Anyhow, as a result of what began as a mappable affront to wetland areas, tidal marshes in particular, has now turned into a draft electrical transmission and sub-transmission (not single-house distribution) network feature class.  Turns out that the NAIP 2010 imagery, together with 10cm imagery from 2004 in the urban areas and various 30cm sources in other areas and years has been quite enough to dial in  public utility assets, frequently constructed in public rights-of-way, extracted using basic geospatial intellgence techniques applied to publicly available imagery resources.  The catalyst has been the evolved Google Maps MapsGL viewer engine.

I’ve only started to use MapsGL intensively in the past 10 days or so, but it is astoundingly well integrated.  Right now, I have the sense that there is nothing else quite like it out there for public use.  The interface experience was very different at once, and the viewer actually suggested that I try it when I was very actively moving between 2D map view and Street View, using the mouse wheel.  When I switched over to the new viewer, I was very pleasantly shocked.  The 2D “satellite” view, the “45-degree” views, and Street View were all smoothly mediated by a 3D model textured with imagery from the 45-degree views—using features from the Google Earth plugin.

It was shocking, and something that got me to jump out of my chair to share with a colleague, when I realized that the Earth view was being used to generate a transition between different rotations of the 45-degree view.  Sound obscure?  Consider an oblique 45-degree view looking default north, where you want to look toward the west instead.  Click the compass ring and it will turn, as expected.  What’s not expected (at first) is that the oblique view transition, rather than blanking out and plopping the next view onto the screen, instead puffs out to become a textured 3D sculpty model.  Yes, that means that the buildings, terrain, and trees are shown as they might be when very far zoomed in on Google Earth, and then that view rotates just like it would in a well-handled Second Life viewer, until it settles into the new oblique direction, after which the 3D effect fades and the oblique is presented.

But in one’s mind, crucially, the 3D impression remains and informs the interpretability of the the oblique.  The tree that covers the back part of the house now has been ascribed a 3D volume in the user/analyst’s mind, and suddenly makes more sense than the flat 45-degree view would on its own.

Even without the obliques as an intermediary, popping from 2D map view to Street View is mediated by the virtual reality of textured 3D sculpty objects, and this helps make the Street View perspective far more readable in an instant after arrival.
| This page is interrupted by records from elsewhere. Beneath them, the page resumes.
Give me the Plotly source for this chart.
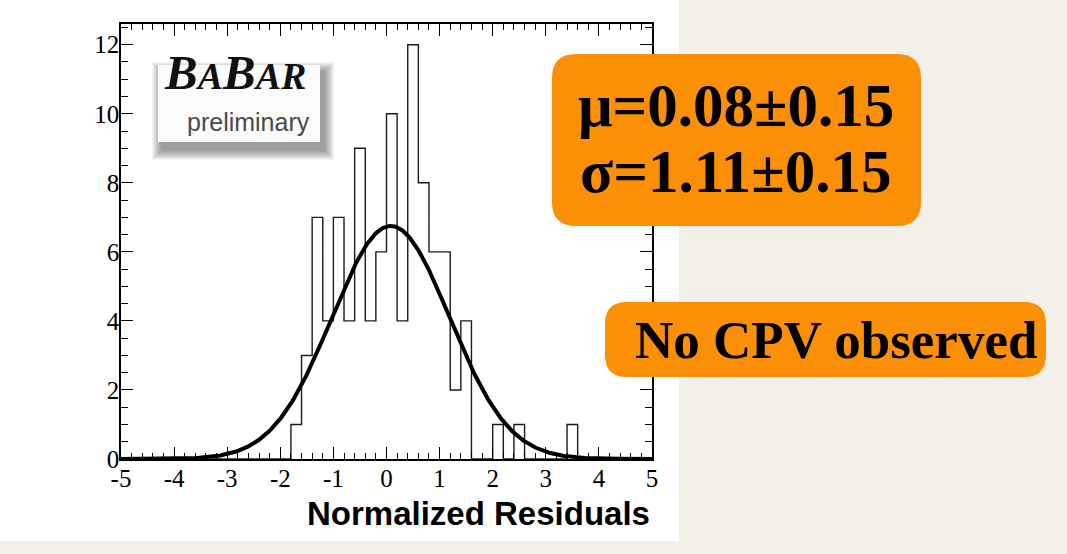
import numpy as np
import plotly.graph_objects as go

# Histogram of normalized residuals: 50 bins between -5 and 5
x_min, x_max, n_bins = -5.0, 5.0, 50
counts = [0, 0, 0, 0, 0, 0, 0, 0, 0, 0,
          0, 0, 0, 0, 0, 0, 1, 3, 7, 4,
          7, 4, 9, 4, 6, 10, 4, 12, 8, 6,
          6, 2, 4, 0, 0, 1, 0, 1, 0, 0,
          0, 0, 1, 0, 0, 0, 0, 0, 0, 0]

# Gaussian fit result
fit_mu = 0.08
fit_sigma = 1.11
fit_peak = 6.75

x_tick_vals = [-5, -4, -3, -2, -1, 0, 1, 2, 3, 4, 5]
x_tick_text = ["-5", "-4", "-3", "-2", "-1", "0", "1", "2", "3", "4", "5"]
y_tick_vals = [0, 2, 4, 6, 8, 10, 12]
y_tick_text = ["0", "2", "4", "6", "8", "10", "12"]

fit_text = ["μ=0.08±0.15", "σ=1.11±0.15"]
note_text = "No CPV observed"
x_title = "Normalized Residuals"

# ---- geometry of the page (pixels) ----
FIG_W, FIG_H = 1067, 554
L, R, T, B = 121, 415, 24, 95
PW, PH = FIG_W - L - R, FIG_H - T - B


def px(xp):
    return (xp - L) / PW


def py(yp):
    return (T + PH - yp) / PH


def rounded_rect(x0, y0, x1, y1, r):
    rx, ry = r / PW, r / PH
    X0, X1 = px(x0), px(x1)
    Y0, Y1 = py(y0), py(y1)  # Y0 top, Y1 bottom
    return (f"M {X0+rx},{Y0} L {X1-rx},{Y0} Q {X1},{Y0} {X1},{Y0-ry} "
            f"L {X1},{Y1+ry} Q {X1},{Y1} {X1-rx},{Y1} "
            f"L {X0+rx},{Y1} Q {X0},{Y1} {X0},{Y1+ry} "
            f"L {X0},{Y0-ry} Q {X0},{Y0} {X0+rx},{Y0} Z")


edges = np.linspace(x_min, x_max, n_bins + 1)
step_x = list(edges)
step_y = list(counts) + [counts[-1]]

xs = np.linspace(x_min, x_max, 600)
ys = fit_peak * np.exp(-0.5 * ((xs - fit_mu) / fit_sigma) ** 2)

fig = go.Figure()
fig.add_trace(go.Scatter(x=step_x, y=step_y, mode="lines",
                         line=dict(color="#1a1a1a", width=1.4, shape="hv"),
                         hoverinfo="skip", showlegend=False))
fig.add_trace(go.Scatter(x=xs, y=ys, mode="lines",
                         line=dict(color="black", width=4),
                         hoverinfo="skip", showlegend=False))

shapes = []
# white panel carrying the plot
shapes.append(dict(type="rect", xref="paper", yref="paper", layer="below",
                   x0=px(0), x1=px(679), y0=py(541), y1=py(0),
                   fillcolor="white", line=dict(width=0)))

# logo box with soft shadow
lx0, ly0, lx1, ly1 = 158, 65, 320, 142
for k in range(10, 0, -1):
    shapes.append(dict(type="rect", xref="paper", yref="paper",
                       x0=px(lx0 + 4 - k), x1=px(lx1 + 4 + k),
                       y0=py(ly1 + 8 + k), y1=py(ly0 + 7 - k),
                       fillcolor="rgba(0,0,0,0.045)", line=dict(width=0)))
shapes.append(dict(type="rect", xref="paper", yref="paper",
                   x0=px(lx0), x1=px(lx1), y0=py(ly1), y1=py(ly0),
                   fillcolor="#fbfbfb", line=dict(width=0)))

# orange call-out boxes
orange = "#fb8f06"
shapes.append(dict(type="path", xref="paper", yref="paper",
                   path=rounded_rect(552, 54, 921, 226, 24),
                   fillcolor=orange, line=dict(width=0)))
shapes.append(dict(type="path", xref="paper", yref="paper",
                   path=rounded_rect(605, 302, 1046, 377, 22),
                   fillcolor=orange, line=dict(width=0)))

annotations = []
serif = "Liberation Serif"
annotations.append(dict(xref="paper", yref="paper", x=px(162), y=py(102),
                        xanchor="left", yanchor="bottom", showarrow=False,
                        text="<b><i>B<span style='font-size:38px'>A</span>B"
                             "<span style='font-size:38px'>AR</span></i></b>",
                        font=dict(family=serif, size=49, color="#111")))
annotations.append(dict(xref="paper", yref="paper", x=px(312), y=py(122),
                        xanchor="right", yanchor="middle", showarrow=False,
                        text="preliminary",
                        font=dict(family="Liberation Sans", size=25, color="#4a4a4a")))
annotations.append(dict(xref="paper", yref="paper", x=px(736), y=py(106),
                        xanchor="center", yanchor="middle", showarrow=False,
                        text=f"<b>{fit_text[0]}</b>",
                        font=dict(family=serif, size=61, color="black")))
annotations.append(dict(xref="paper", yref="paper", x=px(736), y=py(171),
                        xanchor="center", yanchor="middle", showarrow=False,
                        text=f"<b>{fit_text[1]}</b>",
                        font=dict(family=serif, size=61, color="black")))
annotations.append(dict(xref="paper", yref="paper", x=px(836), y=py(340),
                        xanchor="center", yanchor="middle", showarrow=False,
                        text=f"<b>{note_text}</b>",
                        font=dict(family=serif, size=53, color="black")))
annotations.append(dict(xref="paper", yref="paper", x=px(651), y=py(513),
                        xanchor="right", yanchor="middle", showarrow=False,
                        borderpad=0,
                        text=f"<b>{x_title}</b>",
                        font=dict(family="Liberation Sans", size=33, color="black")))

axis_common = dict(showline=True, linecolor="black", linewidth=1.6,
                   mirror="allticks", ticks="inside", tickcolor="black",
                   tickwidth=1.4, showgrid=False, zeroline=False)

fig.update_layout(
    width=FIG_W, height=FIG_H,
    margin=dict(l=L, r=R, t=T, b=B, pad=0),
    paper_bgcolor="#f3f0ea", plot_bgcolor="white",
    shapes=shapes, annotations=annotations, showlegend=False,
    xaxis=dict(range=[x_min, x_max], tickmode="array", tickvals=x_tick_vals,
               ticktext=x_tick_text, ticklen=12, ticklabelstandoff=-4,
               tickfont=dict(family=serif, size=25, color="black"),
               minor=dict(ticks="inside", dtick=0.2, ticklen=6,
                          tickcolor="black", tickwidth=1.2),
               **axis_common),
    yaxis=dict(range=[0, 12.6], tickmode="array", tickvals=y_tick_vals,
               ticktext=y_tick_text, ticklen=12, ticklabelstandoff=-5,
               tickfont=dict(family=serif, size=25, color="black"),
               minor=dict(ticks="inside", dtick=0.5, ticklen=7,
                          tickcolor="black", tickwidth=1.2),
               **axis_common),
)

fig.write_html("out.html")
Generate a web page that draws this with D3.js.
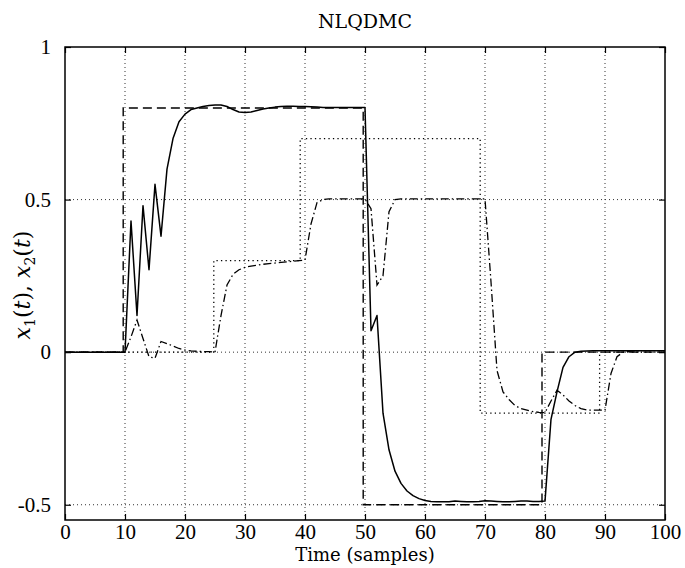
<!DOCTYPE html>
<html>
<head>
<meta charset="utf-8">
<script src="https://cdn.jsdelivr.net/npm/d3@7"></script>
<style>
  body { margin: 0; background: #fff; }
  svg { display: block; }
  .tick text { font-family: "Liberation Serif", serif; font-size: 21px; fill: #000; }
</style>
</head>
<body>
<svg id="chart" width="685" height="568"></svg>
<script>
// sample index 0..100
var samples = d3.range(0, 101);

// x1(t), solid
var x1Values = [
  0, 0, 0, 0, 0, 0, 0, 0, 0, 0, 0,
  0.43, 0.12, 0.48, 0.27, 0.55, 0.38, 0.60, 0.70, 0.755, 0.78,
  0.795, 0.80, 0.805, 0.808, 0.81, 0.81, 0.805, 0.795, 0.787, 0.785,
  0.787, 0.792, 0.797, 0.80, 0.803, 0.805, 0.806, 0.806, 0.805, 0.805,
  0.804, 0.803, 0.802, 0.802, 0.802, 0.802, 0.802, 0.802, 0.802, 0.802,
  0.07, 0.12, -0.20, -0.32, -0.39, -0.43, -0.455, -0.47, -0.48, -0.486,
  -0.489, -0.49, -0.49, -0.49, -0.488, -0.489, -0.49, -0.49, -0.489, -0.487,
  -0.488, -0.489, -0.49, -0.49, -0.489, -0.488, -0.488, -0.489, -0.489,
  -0.488, -0.22, -0.13, -0.05, -0.015, 0.0,
  0.003, 0.004, 0.005, 0.005, 0.005, 0.005, 0.005, 0.005, 0.005, 0.005,
  0.005, 0.005, 0.005, 0.005, 0.005
];

// x2(t), dash-dot
var x2Values = [
  0, 0, 0, 0, 0, 0, 0, 0, 0, 0, 0,
  0.05, 0.105, 0.045, -0.015, -0.02, 0.035, 0.028, 0.02, 0.012, 0.007,
  0.004, 0.003, 0.002, 0.002, 0.0, 0.12, 0.22, 0.255, 0.27, 0.278,
  0.282, 0.285, 0.288, 0.29, 0.292, 0.294, 0.296, 0.298, 0.30, 0.302,
  0.42, 0.49, 0.50,
  0.502, 0.502, 0.502, 0.502, 0.502, 0.502, 0.502,
  0.47, 0.22, 0.25, 0.46, 0.50,
  0.502, 0.502, 0.502, 0.502, 0.502, 0.502, 0.502, 0.502, 0.502, 0.502,
  0.502, 0.502, 0.502, 0.502, 0.502,
  0.23, -0.06, -0.13, -0.155, -0.175, -0.185, -0.19, -0.195, -0.197, -0.198,
  -0.16, -0.125, -0.14, -0.16, -0.175, -0.185, -0.19, -0.19, -0.19, -0.19,
  -0.07, -0.015, 0.0,
  0.003, 0.004, 0.005, 0.005, 0.005, 0.005, 0.005
];

// setpoints (step changes)
var r1Times = [0, 9.7, 49.7, 79.5, 100];
var r1Levels = [0, 0.8, -0.5, 0, 0];
var r2Times = [0, 24.8, 39.2, 69.2, 89.1, 100];
var r2Levels = [0, 0.3, 0.7, -0.2, 0, 0];

var xTicks = [0, 10, 20, 30, 40, 50, 60, 70, 80, 90, 100];
var yTicks = [-0.5, 0, 0.5, 1];
var yTickLabels = ["-0.5", "0", "0.5", "1"];

var margin = {left: 65, right: 20, top: 47, bottom: 48}
  , width = 685
  , height = 568
  , plot_w = width - margin.left - margin.right
  , plot_h = height - margin.top - margin.bottom;

var svg = d3.select("#chart");

var xScale = d3.scaleLinear().domain([0, 100]).range([0, plot_w]);
var yScale = d3.scaleLinear().domain([-0.55, 1]).range([plot_h, 0]);

var g = svg.append("g")
  .attr("transform", "translate(" + margin.left + "," + margin.top + ")");

// grid (dotted)
g.append("g").selectAll("line")
  .data(xTicks.filter(d => d > 0 && d < 100))
 .enter().append("line")
  .attr("x1", d => xScale(d)).attr("x2", d => xScale(d))
  .attr("y1", 0).attr("y2", plot_h)
  .attr("stroke", "#333").attr("stroke-width", 1)
  .attr("stroke-dasharray", "1,3");

g.append("g").selectAll("line")
  .data(yTicks.filter(d => d < 1))
 .enter().append("line")
  .attr("y1", d => yScale(d)).attr("y2", d => yScale(d))
  .attr("x1", 0).attr("x2", plot_w)
  .attr("stroke", "#333").attr("stroke-width", 1)
  .attr("stroke-dasharray", "1,3");

// axes with inward ticks
var xAxis = d3.axisBottom(xScale).tickValues(xTicks).tickSize(-6).tickPadding(4);
var gx = g.append("g").attr("transform", "translate(0," + plot_h + ")").call(xAxis);
gx.selectAll("text").attr("dy", "0.71em");

g.append("g").call(d3.axisTop(xScale).tickValues(xTicks).tickSize(-6).tickFormat(""));

var yAxis = d3.axisLeft(yScale).tickValues(yTicks).tickSize(-6).tickPadding(14)
  .tickFormat((d, i) => yTickLabels[i]);
g.append("g").call(yAxis);
g.append("g").attr("transform", "translate(" + plot_w + ",0)")
  .call(d3.axisRight(yScale).tickValues(yTicks).tickSize(-6).tickFormat(""));

g.selectAll(".domain").remove();
g.selectAll(".tick line").attr("stroke", "#000").attr("stroke-width", 1.2);

g.append("rect")
  .attr("x", 0).attr("y", 0).attr("width", plot_w).attr("height", plot_h)
  .attr("fill", "none").attr("stroke", "#000").attr("stroke-width", 1.5);

// lines
var line = d3.line()
  .x(d => xScale(d[0]))
  .y(d => yScale(d[1]));

var stepLine = d3.line()
  .x(d => xScale(d[0]))
  .y(d => yScale(d[1]))
  .curve(d3.curveStepAfter);

var r2Data = r2Times.map((t, i) => [t, r2Levels[i]]);
var r1Data = r1Times.map((t, i) => [t, r1Levels[i]]);
var x1Data = samples.map((t, i) => [t, x1Values[i]]);
var x2Data = samples.map((t, i) => [t, x2Values[i]]);

g.append("path").datum(r2Data)
  .attr("d", stepLine)
  .attr("fill", "none").attr("stroke", "#000").attr("stroke-width", 1.3)
  .attr("stroke-dasharray", "1.3,3.2");

g.append("path").datum(r1Data)
  .attr("d", stepLine)
  .attr("fill", "none").attr("stroke", "#000").attr("stroke-width", 1.4)
  .attr("stroke-dasharray", "9,5");

g.append("path").datum(x2Data)
  .attr("d", line)
  .attr("fill", "none").attr("stroke", "#000").attr("stroke-width", 1.3)
  .attr("stroke-dasharray", "8,3,1.5,3");

g.append("path").datum(x1Data)
  .attr("d", line)
  .attr("fill", "none").attr("stroke", "#000").attr("stroke-width", 1.5)
  .attr("stroke-linejoin", "round");

// title and labels
svg.append("text")
  .attr("x", margin.left + plot_w / 2).attr("y", 28)
  .attr("text-anchor", "middle")
  .style("font-family", "'DejaVu Serif', serif").style("font-size", "19px")
  .text("NLQDMC");

svg.append("text")
  .attr("x", margin.left + plot_w / 2).attr("y", 561)
  .attr("text-anchor", "middle")
  .style("font-family", "'DejaVu Serif', serif").style("font-size", "18px")
  .text("Time (samples)");

var ylab = svg.append("text")
  .attr("transform", "translate(30," + (margin.top + yScale(0.22)) + ") rotate(-90)")
  .attr("text-anchor", "middle")
  .style("font-family", "'DejaVu Serif', serif").style("font-size", "22px");
ylab.append("tspan").style("font-style", "italic").text("x");
ylab.append("tspan").attr("dy", 5).style("font-size", "14px").text("1");
ylab.append("tspan").attr("dy", -5).text("(");
ylab.append("tspan").style("font-style", "italic").text("t");
ylab.append("tspan").text("), ");
ylab.append("tspan").style("font-style", "italic").text("x");
ylab.append("tspan").attr("dy", 5).style("font-size", "14px").text("2");
ylab.append("tspan").attr("dy", -5).text("(");
ylab.append("tspan").style("font-style", "italic").text("t");
ylab.append("tspan").text(")");
</script>
</body>
</html>
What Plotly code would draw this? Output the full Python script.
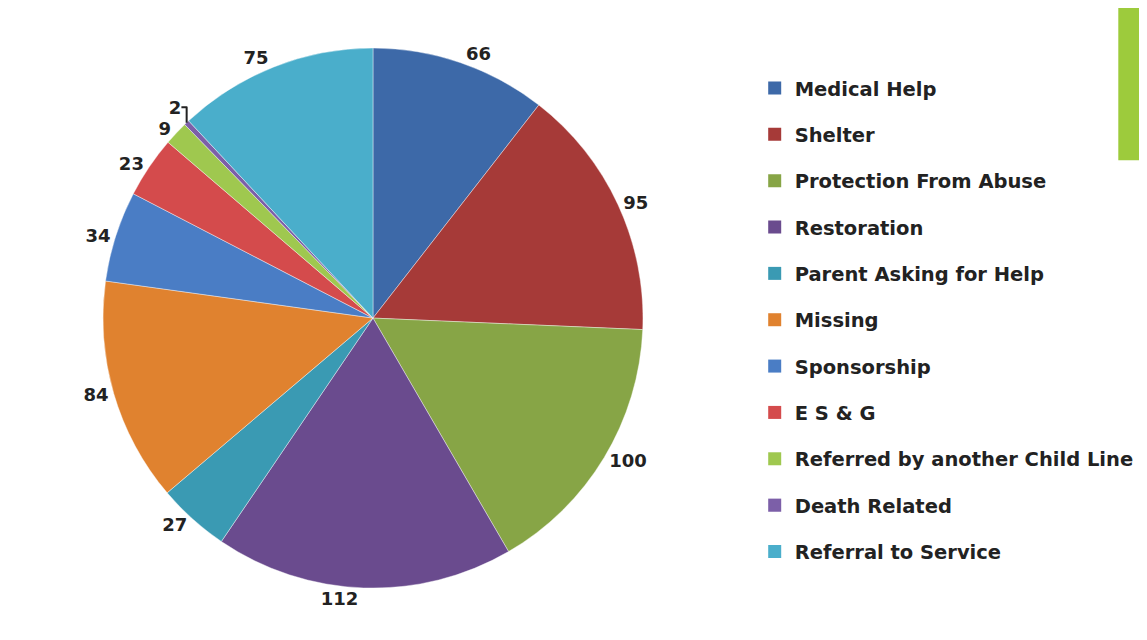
import plotly.graph_objects as go

categories = ["Medical Help", "Shelter", "Protection From Abuse", "Restoration",
              "Parent Asking for Help", "Missing", "Sponsorship", "E S & G",
              "Referred by another Child Line", "Death Related", "Referral to Service"]
values = [66, 95, 100, 112, 27, 84, 34, 23, 9, 2, 75]
colors = ["#3d69a8", "#a63a38", "#87a546", "#6a4b8e", "#3a9ab3", "#e0822f",
          "#4a7dc5", "#d44b4c", "#9fc84f", "#7c5fa8", "#4aaecb"]

fig = go.Figure()
fig.add_trace(go.Pie(
    labels=categories, values=values, sort=False, direction="clockwise", rotation=0,
    marker=dict(colors=colors, line=dict(color="rgba(255,255,255,0.5)", width=0.8)),
    textposition="outside", texttemplate="%{value}", textinfo="value",
    textfont=dict(family="DejaVu Sans", size=18, color="#222222", weight="bold"),
    showlegend=False, hoverinfo="label+value",
    domain=dict(x=[0.0828, 0.5536], y=[0.0935, 0.9375]),
))

# legend entries (no data coordinates, only legend swatches)
for i, (c, col) in enumerate(zip(categories, colors)):
    fig.add_trace(go.Scatter(
        x=[None], y=[None], mode="markers", name=c, legendgroup=f"g{i}",
        marker=dict(symbol="square", size=13, color=col),
        hoverinfo="skip",
    ))

fig.update_layout(
    width=1147, height=640,
    margin=dict(l=0, r=0, t=0, b=0),
    paper_bgcolor="white", plot_bgcolor="white",
    xaxis=dict(visible=False), yaxis=dict(visible=False),
    legend=dict(x=0.651, y=0.905, xanchor="left", yanchor="top",
                font=dict(family="DejaVu Sans", size=19.5, color="#222222", weight="bold"),
                tracegroupgap=18, itemwidth=30, traceorder="grouped",
                bgcolor="rgba(0,0,0,0)"),
    shapes=[dict(type="rect", xref="paper", yref="paper", x0=0.968, x1=1.0,
                 y0=0.762, y1=1.0, fillcolor="#9dcb3c", line=dict(width=0), layer="below")],
)

fig.write_html("out.html")
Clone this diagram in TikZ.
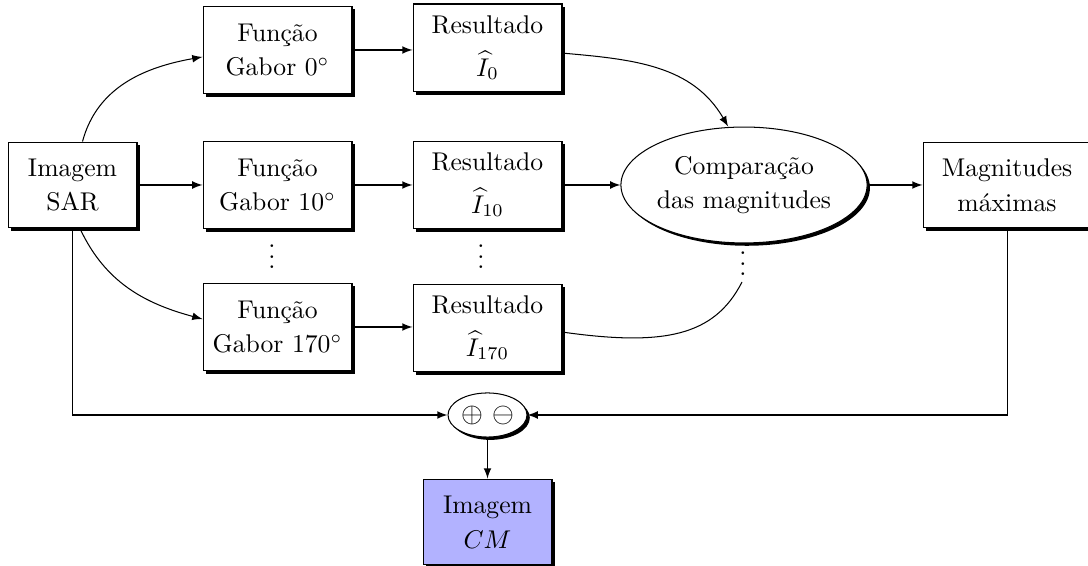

From my perspective, the MapsGL interface engine is a major evolution of 3D GIS–because it uses a simulated 3D textured surface space to mediate among 2D vertical orthoimagery, 2D oblique imagery, and panoramic ground-level imagery.  That it’s public and cost-free makes it compelling to use for meaningful applications.  In the past few days, I’ve been able to follow sub-transmission pole sequences through fairly rugged forested suburban settings, because my GIS-based moderately detailed imagery allows me to digitize whatever I can see or estimate, while on a full adjacent screen, MapsGL provides sharper orthoimagery, frequent oblique views in urban and adjacent areas, and Street View to tenaciously follow lines as they pass under tree canopy along roadways.